- _What you will do_:
Can you print the data exactly and leave out each image?

- _Entries with chart source code_:
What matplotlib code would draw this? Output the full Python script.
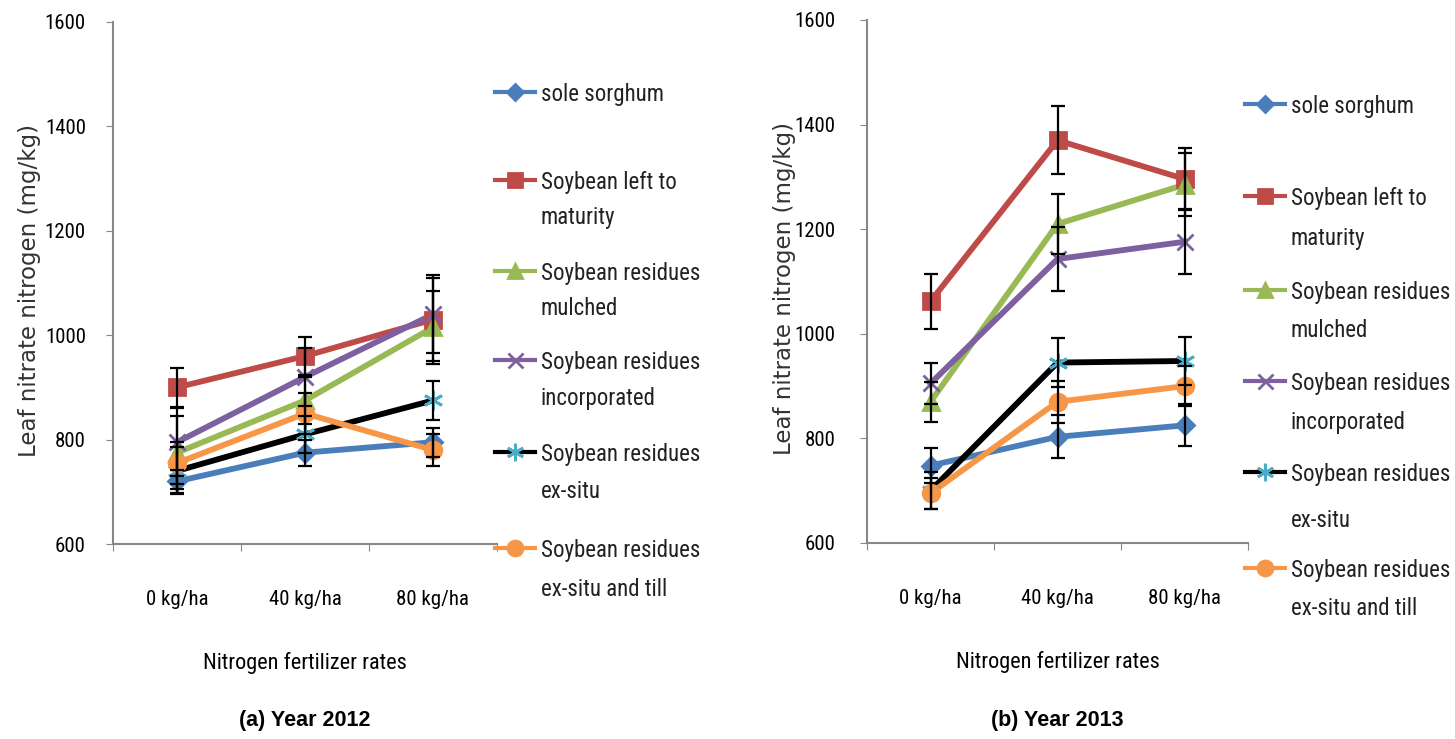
import numpy as np
import matplotlib
matplotlib.use("Agg")
import matplotlib.pyplot as plt
from matplotlib.lines import Line2D
from matplotlib import font_manager

# rates on the x axis
rates = ["0 kg/ha", "40 kg/ha", "80 kg/ha"]

names = [["sole sorghum"], ["Soybean left to", "maturity"], ["Soybean residues", "mulched"],
         ["Soybean residues", "incorporated"], ["Soybean residues", "ex-situ"],
         ["Soybean residues", "ex-situ and till"]]

# leaf nitrate nitrogen (mg/kg), 2012
sole_2012 = [720, 775, 795]
left_2012 = [900, 960, 1030]
mulch_2012 = [775, 875, 1015]
incorp_2012 = [795, 920, 1040]
exsitu_2012 = [740, 810, 875]
till_2012 = [755, 850, 780]

err_sole_2012 = [22, 25, 28]
err_left_2012 = [37, 36, 80]
err_mulch_2012 = [70, 45, 70]
err_incorp_2012 = [65, 55, 75]
err_exsitu_2012 = [45, 35, 38]
err_till_2012 = [40, 40, 30]

# leaf nitrate nitrogen (mg/kg), 2013
sole_2013 = [748, 803, 825]
left_2013 = [1062, 1370, 1296]
mulch_2013 = [870, 1210, 1285]
incorp_2013 = [905, 1143, 1176]
exsitu_2013 = [700, 945, 948]
till_2013 = [695, 870, 900]

err_sole_2013 = [33, 41, 40]
err_left_2013 = [52, 65, 60]
err_mulch_2013 = [38, 58, 60]
err_incorp_2013 = [40, 62, 62]
err_exsitu_2013 = [35, 47, 45]
err_till_2013 = [30, 40, 38]

colors = ["#4A7EBB", "#BE4B48", "#98B954", "#7D60A0", "#000000", "#F79646"]
mcolors = ["#4A7EBB", "#BE4B48", "#98B954", "#7D60A0", "#4BACC6", "#F79646"]
markers = ["D", "s", "^", "x", (6, 2, 0), "o"]
msizes = [9, 11, 11, 12, 14, 12]

# look for a narrow sans face, else plain Liberation Sans
narrow_file = None
for want in ["Liberation Sans Narrow", "Arial Narrow", "Roboto Condensed",
             "Open Sans Condensed", "DejaVu Sans Condensed"]:
    for f in font_manager.fontManager.ttflist:
        full = f.name + (" Condensed" if "condensed" in str(f.stretch) and "Condensed" not in f.name else "")
        if full == want and f.weight in (400, "normal", "regular") and f.style == "normal":
            narrow_file = f.fname
            break
    if narrow_file:
        break
if narrow_file:
    def nfont(size):
        return font_manager.FontProperties(fname=narrow_file, size=size)
    sz_tick, sz_leg, sz_xl = 15, 16.5, 16
else:
    def nfont(size):
        return font_manager.FontProperties(family="Liberation Sans", size=size)
    sz_tick, sz_leg, sz_xl = 13, 14, 14.3

fig = plt.figure(figsize=(14.55, 7.39), dpi=100)
W, H = 1455, 739


def panel(rect, data, errs, caption, legend_x, legend_y, gaps, yl_x, ypad):
    ax = fig.add_axes(rect)
    x = np.arange(len(rates))
    for i in range(len(data)):
        ax.plot(x, data[i], color=colors[i], lw=4.2, zorder=2 + i * 0.1)
        ax.plot(x, data[i], ls="none", marker=markers[i], ms=msizes[i],
                mfc=mcolors[i], mec=mcolors[i], mew=2, zorder=3 + i * 0.1)
        ax.errorbar(x, data[i], yerr=errs[i], fmt="none", ecolor="black",
                    elinewidth=1.6, capsize=5, capthick=1.6, zorder=4)
    ax.set_xlim(-0.5, 2.5)
    ax.set_ylim(600, 1600)
    ax.set_yticks(np.arange(600, 1601, 200))
    ax.set_xticks([-0.5, 0.5, 1.5, 2.5])
    ax.set_xticklabels([])
    ax.set_xticks(x, minor=True)
    ax.set_xticklabels(rates, minor=True, fontproperties=nfont(sz_tick))
    ax.tick_params(axis="x", which="minor", length=0, pad=33)
    ax.tick_params(axis="x", which="major", length=5, color="#888888")
    ax.tick_params(axis="y", length=5, color="#888888", pad=ypad)
    for lab in ax.get_yticklabels():
        lab.set_fontproperties(nfont(sz_tick))
    for s in ["top", "right"]:
        ax.spines[s].set_visible(False)
    for s in ["left", "bottom"]:
        ax.spines[s].set_color("#888888")
        ax.spines[s].set_linewidth(1.5)
    ax.set_xlabel("Nitrogen fertilizer rates", fontproperties=nfont(sz_xl),
                  labelpad=31)
    fig.text(yl_x, rect[1] + rect[3] / 2 - 0.01, "Leaf nitrate nitrogen (mg/kg)",
             rotation=90, ha="center", va="center", fontsize=16.5,
             fontfamily="DejaVu Sans", color="#333333")
    fig.text(rect[0] + rect[2] / 2, 0.025, caption, ha="center", va="center",
             fontsize=15.5, fontweight="bold", fontfamily="Liberation Sans")

    # legend beside the axes
    for i, lines in enumerate(names):
        yy = 1 - legend_y[i] / H
        x0 = legend_x / W
        fig.add_artist(Line2D([x0, x0 + 40 / W], [yy, yy], color=colors[i], lw=3,
                              transform=fig.transFigure))
        fig.add_artist(Line2D([x0 + 20 / W], [yy], ls="none", marker=markers[i],
                              ms=msizes[i] * 0.9, mfc=mcolors[i], mec=mcolors[i],
                              mew=2, transform=fig.transFigure))
        for k, txt in enumerate(lines):
            fig.text(x0 + 46 / W, yy - k * gaps[i] / H, txt, ha="left",
                     va="center_baseline", fontproperties=nfont(sz_leg),
                     color="#222222")
    return ax


data_2012 = [sole_2012, left_2012, mulch_2012, incorp_2012, exsitu_2012, till_2012]
errs_2012 = [err_sole_2012, err_left_2012, err_mulch_2012, err_incorp_2012,
             err_exsitu_2012, err_till_2012]
data_2013 = [sole_2013, left_2013, mulch_2013, incorp_2013, exsitu_2013, till_2013]
errs_2013 = [err_sole_2013, err_left_2013, err_mulch_2013, err_incorp_2013,
             err_exsitu_2013, err_till_2013]

panel([113 / W, 1 - 544 / H, 384 / W, 522 / H], data_2012, errs_2012,
      "(a) Year 2012", 495, [92, 180, 271, 360, 452, 548],
      [0, 35, 35, 36, 37, 39], 30 / W, 14.5)
panel([867 / W, 1 - 543 / H, 381 / W, 523 / H], data_2013, errs_2013,
      "(b) Year 2013", 1245, [104, 196, 290, 381, 472, 568],
      [0, 40, 38, 39, 46, 38], 785 / W, 17.5)

fig.savefig("out.png", dpi=100, facecolor="white")
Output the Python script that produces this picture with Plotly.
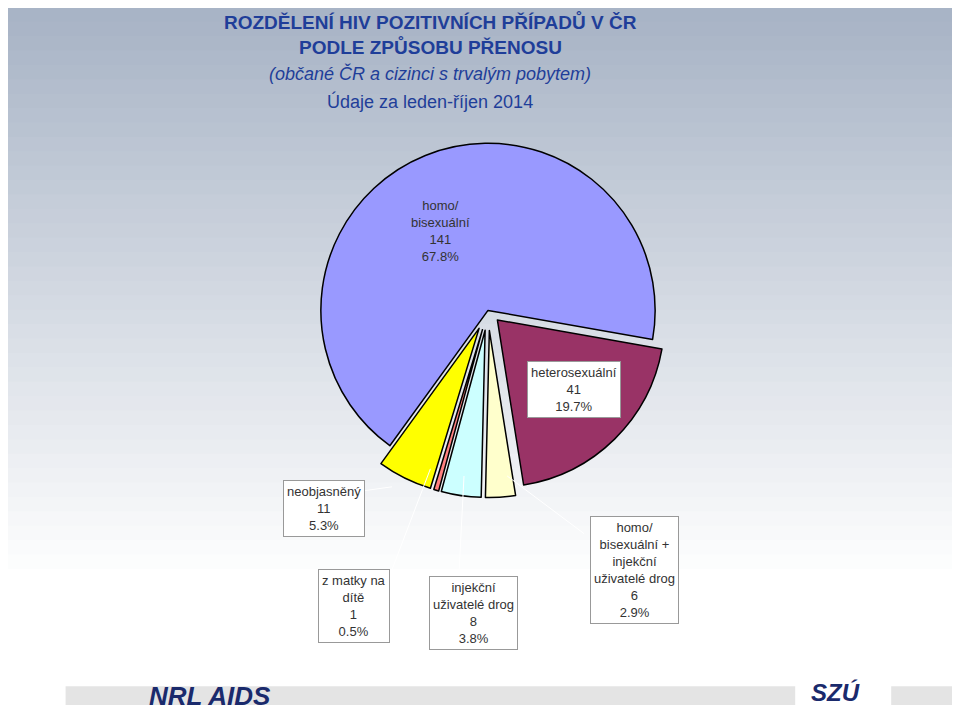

- _Task output_:
What matplotlib code would draw this? Output the full Python script.
import numpy as np
import matplotlib
matplotlib.use("Agg")
import matplotlib.pyplot as plt
from matplotlib.lines import Line2D
from matplotlib import font_manager

# rates on the x axis
rates = ["0 kg/ha", "40 kg/ha", "80 kg/ha"]

names = [["sole sorghum"], ["Soybean left to", "maturity"], ["Soybean residues", "mulched"],
         ["Soybean residues", "incorporated"], ["Soybean residues", "ex-situ"],
         ["Soybean residues", "ex-situ and till"]]

# leaf nitrate nitrogen (mg/kg), 2012
sole_2012 = [720, 775, 795]
left_2012 = [900, 960, 1030]
mulch_2012 = [775, 875, 1015]
incorp_2012 = [795, 920, 1040]
exsitu_2012 = [740, 810, 875]
till_2012 = [755, 850, 780]

err_sole_2012 = [22, 25, 28]
err_left_2012 = [37, 36, 80]
err_mulch_2012 = [70, 45, 70]
err_incorp_2012 = [65, 55, 75]
err_exsitu_2012 = [45, 35, 38]
err_till_2012 = [40, 40, 30]

# leaf nitrate nitrogen (mg/kg), 2013
sole_2013 = [748, 803, 825]
left_2013 = [1062, 1370, 1296]
mulch_2013 = [870, 1210, 1285]
incorp_2013 = [905, 1143, 1176]
exsitu_2013 = [700, 945, 948]
till_2013 = [695, 870, 900]

err_sole_2013 = [33, 41, 40]
err_left_2013 = [52, 65, 60]
err_mulch_2013 = [38, 58, 60]
err_incorp_2013 = [40, 62, 62]
err_exsitu_2013 = [35, 47, 45]
err_till_2013 = [30, 40, 38]

colors = ["#4A7EBB", "#BE4B48", "#98B954", "#7D60A0", "#000000", "#F79646"]
mcolors = ["#4A7EBB", "#BE4B48", "#98B954", "#7D60A0", "#4BACC6", "#F79646"]
markers = ["D", "s", "^", "x", (6, 2, 0), "o"]
msizes = [9, 11, 11, 12, 14, 12]

# look for a narrow sans face, else plain Liberation Sans
narrow_file = None
for want in ["Liberation Sans Narrow", "Arial Narrow", "Roboto Condensed",
             "Open Sans Condensed", "DejaVu Sans Condensed"]:
    for f in font_manager.fontManager.ttflist:
        full = f.name + (" Condensed" if "condensed" in str(f.stretch) and "Condensed" not in f.name else "")
        if full == want and f.weight in (400, "normal", "regular") and f.style == "normal":
            narrow_file = f.fname
            break
    if narrow_file:
        break
if narrow_file:
    def nfont(size):
        return font_manager.FontProperties(fname=narrow_file, size=size)
    sz_tick, sz_leg, sz_xl = 15, 16.5, 16
else:
    def nfont(size):
        return font_manager.FontProperties(family="Liberation Sans", size=size)
    sz_tick, sz_leg, sz_xl = 13, 14, 14.3

fig = plt.figure(figsize=(14.55, 7.39), dpi=100)
W, H = 1455, 739


def panel(rect, data, errs, caption, legend_x, legend_y, gaps, yl_x, ypad):
    ax = fig.add_axes(rect)
    x = np.arange(len(rates))
    for i in range(len(data)):
        ax.plot(x, data[i], color=colors[i], lw=4.2, zorder=2 + i * 0.1)
        ax.plot(x, data[i], ls="none", marker=markers[i], ms=msizes[i],
                mfc=mcolors[i], mec=mcolors[i], mew=2, zorder=3 + i * 0.1)
        ax.errorbar(x, data[i], yerr=errs[i], fmt="none", ecolor="black",
                    elinewidth=1.6, capsize=5, capthick=1.6, zorder=4)
    ax.set_xlim(-0.5, 2.5)
    ax.set_ylim(600, 1600)
    ax.set_yticks(np.arange(600, 1601, 200))
    ax.set_xticks([-0.5, 0.5, 1.5, 2.5])
    ax.set_xticklabels([])
    ax.set_xticks(x, minor=True)
    ax.set_xticklabels(rates, minor=True, fontproperties=nfont(sz_tick))
    ax.tick_params(axis="x", which="minor", length=0, pad=33)
    ax.tick_params(axis="x", which="major", length=5, color="#888888")
    ax.tick_params(axis="y", length=5, color="#888888", pad=ypad)
    for lab in ax.get_yticklabels():
        lab.set_fontproperties(nfont(sz_tick))
    for s in ["top", "right"]:
        ax.spines[s].set_visible(False)
    for s in ["left", "bottom"]:
        ax.spines[s].set_color("#888888")
        ax.spines[s].set_linewidth(1.5)
    ax.set_xlabel("Nitrogen fertilizer rates", fontproperties=nfont(sz_xl),
                  labelpad=31)
    fig.text(yl_x, rect[1] + rect[3] / 2 - 0.01, "Leaf nitrate nitrogen (mg/kg)",
             rotation=90, ha="center", va="center", fontsize=16.5,
             fontfamily="DejaVu Sans", color="#333333")
    fig.text(rect[0] + rect[2] / 2, 0.025, caption, ha="center", va="center",
             fontsize=15.5, fontweight="bold", fontfamily="Liberation Sans")

    # legend beside the axes
    for i, lines in enumerate(names):
        yy = 1 - legend_y[i] / H
        x0 = legend_x / W
        fig.add_artist(Line2D([x0, x0 + 40 / W], [yy, yy], color=colors[i], lw=3,
                              transform=fig.transFigure))
        fig.add_artist(Line2D([x0 + 20 / W], [yy], ls="none", marker=markers[i],
                              ms=msizes[i] * 0.9, mfc=mcolors[i], mec=mcolors[i],
                              mew=2, transform=fig.transFigure))
        for k, txt in enumerate(lines):
            fig.text(x0 + 46 / W, yy - k * gaps[i] / H, txt, ha="left",
                     va="center_baseline", fontproperties=nfont(sz_leg),
                     color="#222222")
    return ax


data_2012 = [sole_2012, left_2012, mulch_2012, incorp_2012, exsitu_2012, till_2012]
errs_2012 = [err_sole_2012, err_left_2012, err_mulch_2012, err_incorp_2012,
             err_exsitu_2012, err_till_2012]
data_2013 = [sole_2013, left_2013, mulch_2013, incorp_2013, exsitu_2013, till_2013]
errs_2013 = [err_sole_2013, err_left_2013, err_mulch_2013, err_incorp_2013,
             err_exsitu_2013, err_till_2013]

panel([113 / W, 1 - 544 / H, 384 / W, 522 / H], data_2012, errs_2012,
      "(a) Year 2012", 495, [92, 180, 271, 360, 452, 548],
      [0, 35, 35, 36, 37, 39], 30 / W, 14.5)
panel([867 / W, 1 - 543 / H, 381 / W, 523 / H], data_2013, errs_2013,
      "(b) Year 2013", 1245, [104, 196, 290, 381, 472, 568],
      [0, 40, 38, 39, 46, 38], 785 / W, 17.5)

fig.savefig("out.png", dpi=100, facecolor="white")
Output the Python script that produces this picture with Plotly.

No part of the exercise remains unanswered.